Понятно, как поступил бы на моем месте любой нормальный человек. У нас вечно жила куча старых друзей отца, состарившиеся одинокие пастухи, те, у кого не осталось родственников или не о чем было с ними говорить; десятки стариков доживали свой век в наших бараках, обедали вместе с вакерос или с нами, в зависимости от степени близости к отцу. Но тут другой случай. Или должен быть другой.
— Я живу один, — сказал я. — У отца свой домик выше по склону. Жена от меня ушла, сыновья на фронте.
— Это угроза?
— Напротив.
— Я представляла, как ты пристрелишь меня, — тихо произнесла она. — Думаю, ты все еще на это способен.
Сочувствие вмиг улетучилось.
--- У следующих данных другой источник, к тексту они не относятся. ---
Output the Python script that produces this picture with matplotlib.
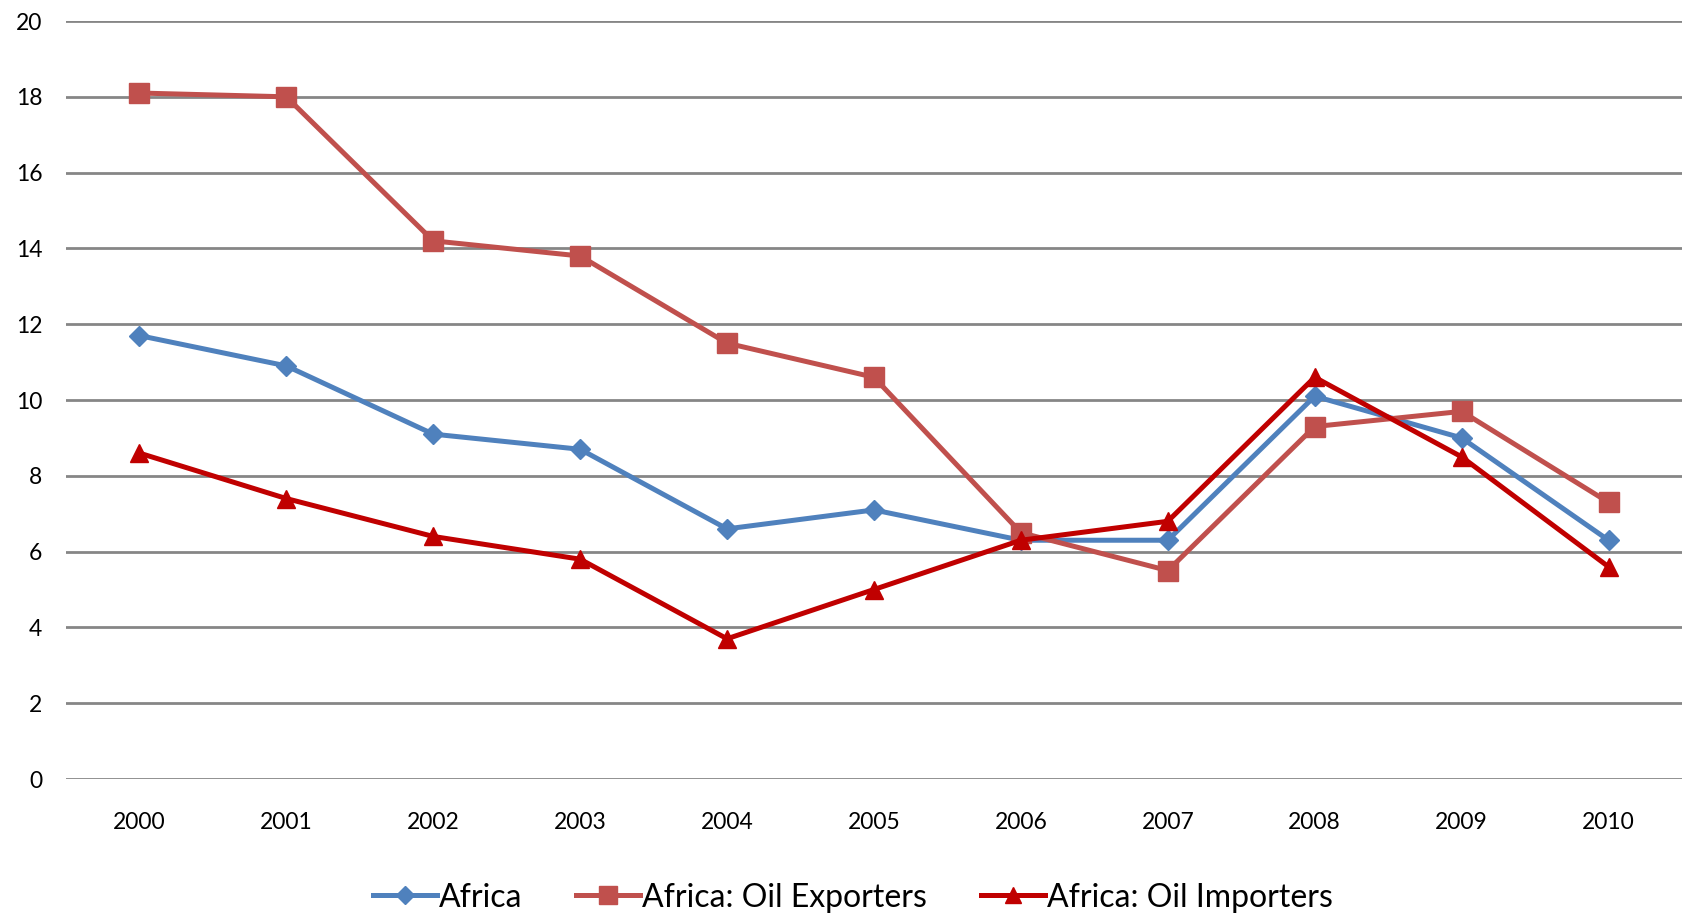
import matplotlib
matplotlib.use("Agg")
import matplotlib.pyplot as plt
from matplotlib.ticker import MultipleLocator

years = ["2000", "2001", "2002", "2003", "2004", "2005", "2006", "2007", "2008", "2009", "2010"]
africa = [11.7, 10.9, 9.1, 8.7, 6.6, 7.1, 6.3, 6.3, 10.1, 9.0, 6.3]
exporters = [18.1, 18.0, 14.2, 13.8, 11.5, 10.6, 6.5, 5.5, 9.3, 9.7, 7.3]
importers = [8.6, 7.4, 6.4, 5.8, 3.7, 5.0, 6.3, 6.8, 10.6, 8.5, 5.6]
labels = ["Africa", "Africa: Oil Exporters", "Africa: Oil Importers"]

plt.rcParams['font.family'] = ['Lato', 'DejaVu Sans']

fig = plt.figure(figsize=(16.82, 9.14), dpi=100)
ax = fig.add_axes([0.0392, 0.1477, 0.9608, 0.8293])

x = list(range(len(years)))
ax.plot(x, africa, color='#4F81BD', lw=3.6, marker='D', ms=10, label=labels[0], zorder=3)
ax.plot(x, exporters, color='#C0504D', lw=3.6, marker='s', ms=14, label=labels[1], zorder=3)
ax.plot(x, importers, color='#C00000', lw=3.6, marker='^', ms=13, label=labels[2], zorder=4)

ax.set_xlim(-0.5, len(years) - 0.5)
ax.set_ylim(0, 20)
ax.yaxis.set_major_locator(MultipleLocator(2))
ax.set_xticks(x)
ax.set_xticklabels(years)
ax.grid(axis='y', color='#868686', lw=2)
ax.set_axisbelow(True)
for s in ax.spines.values():
    s.set_visible(False)
ax.tick_params(axis='both', length=0, labelsize=16.5)
ax.tick_params(axis='x', pad=24)
ax.tick_params(axis='y', pad=17)

leg = fig.legend(loc='center', bbox_to_anchor=(0.507, 0.018), ncol=3, frameon=False,
                 fontsize=23, handlelength=2.0, handletextpad=0.05, columnspacing=1.7,
                 markerscale=0.9)

fig.savefig("out.png", dpi=100)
Я остервенело тер уже чистую тарелку.
— Тогда зачем ты пришла?
Тишина.
— Можешь переночевать здесь. Наверху полно свободных комнат, по лестнице налево, выбирай любую.
Пожав плечами, она впилась в манго, сок потек по ободранному подбородку. Сейчас она походила на нищенку из Нуэво-Ларедо, окончательно опустившуюся, но пышущую гневом. Я вновь понадеялся, что она откажется, оставит меня в покое, что пищи в доме врага будет достаточно.
— Отлично, — сказала она. — Я останусь на ночь.
23 июня 1917 года
Спальня показалась недостаточно безопасным местом, и я устроился в кабинете, заперев дверь на ключ. Зарядил пистолет, разрядил, опять зарядил. Слышал ее шаги в коридоре, хотя понимал, что ковры слишком толстые и мне просто мерещится.
Около полуночи я все-таки разрядил пистолет. Да, я ничем не отличаюсь от прочих, во мне бушуют такие же темные инстинкты. Я не боюсь ее физически. Все гораздо хуже.